FrightFest review – Dachra

My notes on Dachra.

The ‘based on a true story’ tag is overused in horror films – ever since Plan 9 From Outer Space sprung that ‘can you prove it didn’t happen?’ it’s been more of a promotional tool than anything else, but this Tunisian production commands a bit more respect for drawing on an all-too-real African witch scare as the inspiration for a storyline that obviously follows the path to doom laid out in American genre movies like Two Thousand Maniacs!, The Texas Chain Saw Massacre or The Blair Witch Project.

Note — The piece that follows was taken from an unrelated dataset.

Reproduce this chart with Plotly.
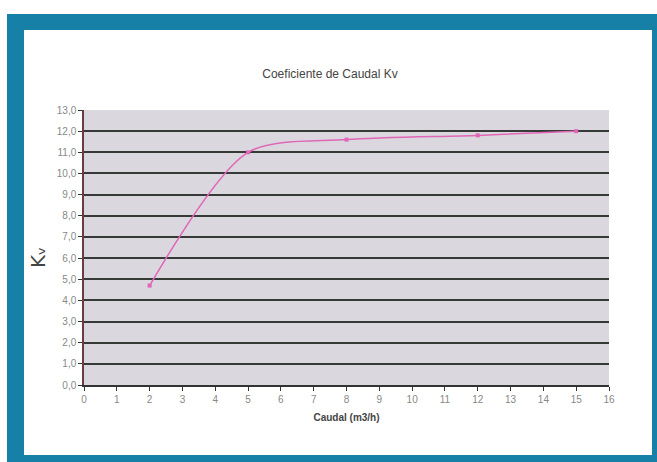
import plotly.graph_objects as go

caudal = [2, 5, 8, 12, 15]
kv = [4.7, 11.0, 11.6, 11.8, 12.0]
x_ticks = list(range(0, 17))
y_ticks = [i * 1.0 for i in range(0, 14)]

W, H = 657, 462
L, R, T, B = 84, 48, 110, 77
PW, PH = W - L - R, H - T - B

def px(x):
    return (x - L) / PW

def py(y):
    return 1 - (y - T) / PH

fig = go.Figure()
fig.add_trace(go.Scatter(
    x=caudal, y=kv, mode="lines+markers",
    line=dict(color="#e066b8", width=1.5, shape="spline", smoothing=0.8),
    marker=dict(symbol="square", size=4, color="#e066b8"),
    showlegend=False, hoverinfo="skip",
))

teal = "#1680a6"
frame = [
    (7, 14, 657, 30),
    (7, 14, 24, 462),
    (652, 14, 657, 462),
    (7, 455, 657, 462),
]
shapes = []
for x0, y0, x1, y1 in frame:
    shapes.append(dict(type="rect", xref="paper", yref="paper",
                       x0=px(x0), x1=px(x1), y0=py(y1), y1=py(y0),
                       fillcolor=teal, line=dict(width=0), layer="above"))

fig.update_layout(
    width=W, height=H,
    margin=dict(l=L, r=R, t=T, b=B, pad=0),
    paper_bgcolor="white",
    plot_bgcolor="#dad8de",
    separators=",.",
    font=dict(family="Liberation Sans, Arial, sans-serif", color="#777777", size=9),
    title=dict(text="Coeficiente de Caudal Kv", xref="container", x=330 / W,
               xanchor="center", y=1 - 74 / H, yanchor="middle",
               font=dict(size=12, color="#444444")),
    xaxis=dict(range=[0, 16], tickvals=x_ticks, ticks="outside", ticklen=4,
               tickcolor="#333333", showgrid=False, zeroline=False,
               showline=True, linecolor="#333333", linewidth=1.5,
               tickfont=dict(size=10, color="#888888"),
               title=dict(text="<b>Caudal (m3/h)</b>", standoff=10,
                          font=dict(size=10, color="#444444"))),
    yaxis=dict(range=[0, 13], tickvals=y_ticks, tickformat=".1f",
               ticks="outside", ticklen=4, tickcolor="#333333",
               showgrid=True, gridcolor="#353a36", gridwidth=2,
               zeroline=False, showline=True, linecolor="#6a3a40", linewidth=1.5,
               tickfont=dict(size=10, color="#888888")),
    shapes=shapes,
    annotations=[dict(text="K\u1d65", xref="paper", yref="paper",
                      x=px(38), y=py(258), xanchor="center", yanchor="middle",
                      textangle=-90, showarrow=False,
                      font=dict(family="DejaVu Sans, sans-serif", size=20, color="#444444"))],
)

fig.write_html("out.html")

Writer-director Abdelhamid Bouchnak blurs things a little by starting out as if he’s going to address the persecution of accused witches in North Africa, but then switches tack to concentrate on crimes committed by people who think they’re witches – not a subtle difference.  The leads are younger, ‘westernised’ film students Yassmine (Yassmine Dimassi) and Bilel (Bilel Slatnia), whose pal Walid (Aziz Jbali) tips them off to a potential story about Mongia (Hela Ayed), an institutionalised woman asylum staff believe is a witch,  The trio hare off into danger, getting past the Paris-educated director of the institute (who stops being affable and claims there’s no such patient when asked about Mongia in an interview) and bribing an overly friendly night nurse to get into the strange woman’s cell.  Then, they track the story back to Dachra, a remote village where women aren’t allowed to talk to outsiders and bizarre practices take place just round every corner.

The plot has a few stings and surprises, but isn’t anything horror fans won’t pick up on – there’s even a slight echo of the ghoul village episode of The Monster Club – and it’s hard to parse the film’s attitude.  In horror movie convention, rational young folk who don’t believe in witches are fools and religiously-minded elders who take stern action against supernatural evil are wise and admirable – which is always an issue in based-on-fact horror, which seems to ask us to look at real-world abusers as Van Helsing-type heroes (The Exorcism of Emily Rose is the worst offender here, but even The Exorcist isn’t beyond rebuke).  Opening up new territory for horror, literally, Bouchnak risks making a more sophisticated version of Nigerian anti-witch horrors like End of the Wicked.  The film is also a little languid, with slightly too much byplay between the three leads – though there are clues nicely embedded in the chat – and not much in the way of visceral horror, though it does spring some startling imagery and has a nice atmosphere of creeping dread.